Of course, popularity is only one criterion for picking a language, and not the most important one. Our reason for learning a new language is to conduct data science with our KBpedia knowledge graph and to undertake other analytic and data integration and interoperability tasks. Further, our target audience is the newbie, dedicated to find solutions but perhaps new to knowledge graphs and languages. For these domains, Clojure is very capable, as our own experience has borne out. But the two most touted languages for data science are Python and R. Both have tremendous open-source code available and passionate and knowledgeable user communities. Graphs and machine learning are strengths in both languages. As Figure 1 shows, Python is the most popular of these languages, about 7x more popular than R and about 30X more popular than Clojure. It would seem, then, that if we are to seek a language with a broader user base than Clojure, we should focus on the relative strengths and weaknesses of Python versus R.

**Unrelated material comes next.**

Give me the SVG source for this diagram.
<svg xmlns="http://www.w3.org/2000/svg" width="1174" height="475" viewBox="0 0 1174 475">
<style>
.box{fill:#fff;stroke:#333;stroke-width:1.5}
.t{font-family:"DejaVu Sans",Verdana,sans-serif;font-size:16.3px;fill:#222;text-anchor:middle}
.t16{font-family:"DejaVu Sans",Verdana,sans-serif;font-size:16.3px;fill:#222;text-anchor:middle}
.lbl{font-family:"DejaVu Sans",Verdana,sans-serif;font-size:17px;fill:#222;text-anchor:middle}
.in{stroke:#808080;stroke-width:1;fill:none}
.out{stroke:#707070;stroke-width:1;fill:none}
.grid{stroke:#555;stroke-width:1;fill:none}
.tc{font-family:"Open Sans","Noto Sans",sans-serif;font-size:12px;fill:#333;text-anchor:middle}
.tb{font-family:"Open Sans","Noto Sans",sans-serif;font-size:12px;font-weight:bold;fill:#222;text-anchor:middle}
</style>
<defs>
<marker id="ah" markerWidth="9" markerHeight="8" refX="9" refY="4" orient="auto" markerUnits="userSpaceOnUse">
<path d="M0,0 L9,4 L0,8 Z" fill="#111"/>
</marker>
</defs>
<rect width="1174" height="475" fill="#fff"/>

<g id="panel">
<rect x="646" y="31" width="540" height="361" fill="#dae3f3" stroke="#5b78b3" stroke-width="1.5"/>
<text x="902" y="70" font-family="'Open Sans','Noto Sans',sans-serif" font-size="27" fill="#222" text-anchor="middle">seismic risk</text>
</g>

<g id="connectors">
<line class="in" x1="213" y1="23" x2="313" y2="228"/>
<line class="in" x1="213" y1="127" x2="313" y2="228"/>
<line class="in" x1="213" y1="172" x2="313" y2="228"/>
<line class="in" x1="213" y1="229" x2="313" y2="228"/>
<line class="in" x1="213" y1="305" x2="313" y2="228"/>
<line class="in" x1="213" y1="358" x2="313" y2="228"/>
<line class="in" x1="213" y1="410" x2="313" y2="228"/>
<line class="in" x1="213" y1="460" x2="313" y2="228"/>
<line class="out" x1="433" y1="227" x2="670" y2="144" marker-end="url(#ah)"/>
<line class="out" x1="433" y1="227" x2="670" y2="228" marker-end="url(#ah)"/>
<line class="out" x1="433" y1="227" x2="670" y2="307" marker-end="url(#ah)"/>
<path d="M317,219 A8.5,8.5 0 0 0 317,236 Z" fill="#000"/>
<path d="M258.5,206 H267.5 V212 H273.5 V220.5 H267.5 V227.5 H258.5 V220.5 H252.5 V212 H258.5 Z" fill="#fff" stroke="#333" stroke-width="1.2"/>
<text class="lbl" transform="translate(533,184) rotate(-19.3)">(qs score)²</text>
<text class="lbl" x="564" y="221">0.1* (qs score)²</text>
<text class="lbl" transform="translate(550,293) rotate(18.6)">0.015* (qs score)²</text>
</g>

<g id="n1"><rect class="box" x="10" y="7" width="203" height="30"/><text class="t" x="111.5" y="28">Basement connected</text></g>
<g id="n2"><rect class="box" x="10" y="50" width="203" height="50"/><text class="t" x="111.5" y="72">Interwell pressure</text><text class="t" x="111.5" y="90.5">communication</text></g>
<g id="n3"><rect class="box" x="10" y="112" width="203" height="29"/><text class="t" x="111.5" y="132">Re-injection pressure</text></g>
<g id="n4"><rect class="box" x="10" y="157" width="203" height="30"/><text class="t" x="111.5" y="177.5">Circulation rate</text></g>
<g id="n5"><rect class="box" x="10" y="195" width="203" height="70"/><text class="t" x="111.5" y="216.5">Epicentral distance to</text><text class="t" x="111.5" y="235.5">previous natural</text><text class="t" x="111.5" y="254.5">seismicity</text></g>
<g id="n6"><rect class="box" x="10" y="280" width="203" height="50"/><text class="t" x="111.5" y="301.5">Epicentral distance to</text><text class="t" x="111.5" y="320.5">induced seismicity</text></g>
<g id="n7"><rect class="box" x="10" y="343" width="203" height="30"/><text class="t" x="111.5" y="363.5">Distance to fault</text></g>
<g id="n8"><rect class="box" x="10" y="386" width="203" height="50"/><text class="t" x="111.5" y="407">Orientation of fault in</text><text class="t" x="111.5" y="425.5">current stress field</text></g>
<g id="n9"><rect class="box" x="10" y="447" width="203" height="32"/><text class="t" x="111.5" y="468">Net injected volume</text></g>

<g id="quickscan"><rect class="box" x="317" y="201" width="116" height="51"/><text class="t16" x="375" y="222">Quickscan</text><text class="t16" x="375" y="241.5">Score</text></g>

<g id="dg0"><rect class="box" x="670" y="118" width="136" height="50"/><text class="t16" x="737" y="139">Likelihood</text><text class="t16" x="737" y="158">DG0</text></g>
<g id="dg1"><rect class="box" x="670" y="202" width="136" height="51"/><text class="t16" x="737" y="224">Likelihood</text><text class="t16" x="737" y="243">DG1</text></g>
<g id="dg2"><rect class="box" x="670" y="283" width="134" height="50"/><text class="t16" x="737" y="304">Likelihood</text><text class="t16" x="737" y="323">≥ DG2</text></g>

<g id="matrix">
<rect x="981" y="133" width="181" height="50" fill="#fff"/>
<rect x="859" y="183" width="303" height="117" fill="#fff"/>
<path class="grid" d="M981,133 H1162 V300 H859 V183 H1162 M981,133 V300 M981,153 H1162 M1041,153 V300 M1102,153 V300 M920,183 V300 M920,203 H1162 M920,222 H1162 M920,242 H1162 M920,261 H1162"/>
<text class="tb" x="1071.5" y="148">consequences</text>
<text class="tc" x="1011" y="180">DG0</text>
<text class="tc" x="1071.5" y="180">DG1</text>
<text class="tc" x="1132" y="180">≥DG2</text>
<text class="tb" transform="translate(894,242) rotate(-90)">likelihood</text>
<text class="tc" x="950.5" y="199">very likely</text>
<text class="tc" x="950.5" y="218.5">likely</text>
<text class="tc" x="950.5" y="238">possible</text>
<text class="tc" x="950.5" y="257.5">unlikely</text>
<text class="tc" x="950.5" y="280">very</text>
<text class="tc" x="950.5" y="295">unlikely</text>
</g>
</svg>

A simple search on ‘data science languages’ or ‘R python’ turns up dozen of useful results. One Stack Exchange entry  and a paper from about ten years ago  compare multiple relevant dimensions and links to useful tools and approaches. I encourage you to look up and read many of the articles to address your own concerns. I can, however, summarize here what I think the more relevant points may be.
R is a less complete language than Python, but has strong roots in statistics and data visualization. In data visualization, R is more flexible and suitable to charting, though graph (network) rendering may be stronger in Python. It is perhaps stronger than Python in data analysis, though the edge goes to Python for machine learning applications. R is perhaps better characterized as a data science environment rather than a language. Python gets the edge for development work and ‘glueing’ things together.
Python also gets the edge in numbers of useful applications. As of 2017, the official package repository for Python, PyPI, hosted more than 100,000 packages. The R repository, CRAN, hosted more than 10,000 packages. By early 2020, the packages on PyPI had grown to 225,000, while the R packages on CRAN totaled over 15,000. The Python contributions grew about 2.5x faster than the ones for R over the past three years. Many commentators now note that areas of past advantage for R in areas like data analysis and data processing pipelines have been equaled with new Python libraries like NumPy, pandas, SciPy, scikit-learn, etc. One can also use RPy2 to access R functionality through Python.
Performance and scalability are two further considerations. Though Python is an interpreted language, its more modern libraries have greatly improved the language’s performance. R, perhaps, is also not as capable for handling extremely large datasets, another area where add-in libraries have greatly assisted Python. Python was also an earlier innovator in the interactive lab notebook arena with iPython (now Jupyter Notebook). This interactive notebook approach grew out of early examples from the Mathematica computing system, and is now available for multiple languages. Notebooks are a useful documentation and interaction focus when doing data science development with KBpedia. Notebooks are a key theme in many of the KBpedia installments to come.
Lastly, from a newbie perspective, most would argue that Python is more readable and easier to learn than R. There is also perhaps less consistency in language and syntax approach across R’s contributed libraries and packages than what one finds with Python. We can also say that R is perhaps more used and popular in academia. While Python is commonly taught in universities, it is also popular within enterprises, another advantage. We can summarize these various dimensions of comparison in Table 1:
|Easier to learn||✓|
|Used in enterprises||✓|
|Used in academia||✓|
Capable developers in any language justifiably argue that if you know what you are doing you can get acceptable performance and sustainable code from any of today’s modern languages. From a newbie perspective, however, Python also has the reputation of getting acceptable performance with comparatively quick development even for new or bad programmers. As your guide in this process, I think I fit that definition.
Another important dimension in evaluating a language choice is, How does it fit with my anticipated environment? The platforms we use? The skills and tools we have?
Our next installments in this series deal with our operating environment and how to set it up. A family of tools is required to effectively use and modify a large and connected knowledge graph like KBpedia. Language choices we make going in may interact well with this family or not. If problems are anticipated for some individual tools, we either need to find substitute tools or change our language choice. In our evaluation of the KBpedia tools family there is one member, the OWL API, that has been a critical linchpin to our work, as well as a Java application. My due diligence to date has not identified a Python-based alternative that looks as fully capable. However, there are promising ways of linking Python to Java. Knowing that, we are proceeding forward with Python as our language choice. We shall see whether this poses a small or large speed bump on our path. This is an example of a risk arising from due diligence that can only be resolved by being far enough along in the learning process.
The degree of due diligence is a function of the economic dependence of the choice. In an enterprise environment, I would test and investigate more. I would also like to see R and Python and Clojure capabilities developed simultaneously, though with most people devoted to the production choice. I have also traditionally encouraged developers with recognition and incentives to try out and pick up new languages as part of their professional activities.
Still, considering our newbie target audience and our intent to learn and discover about KBpedia, I have comfort that Python will be a useful choice for our investigations. We’ll be better able to assess this risk as our series moves on.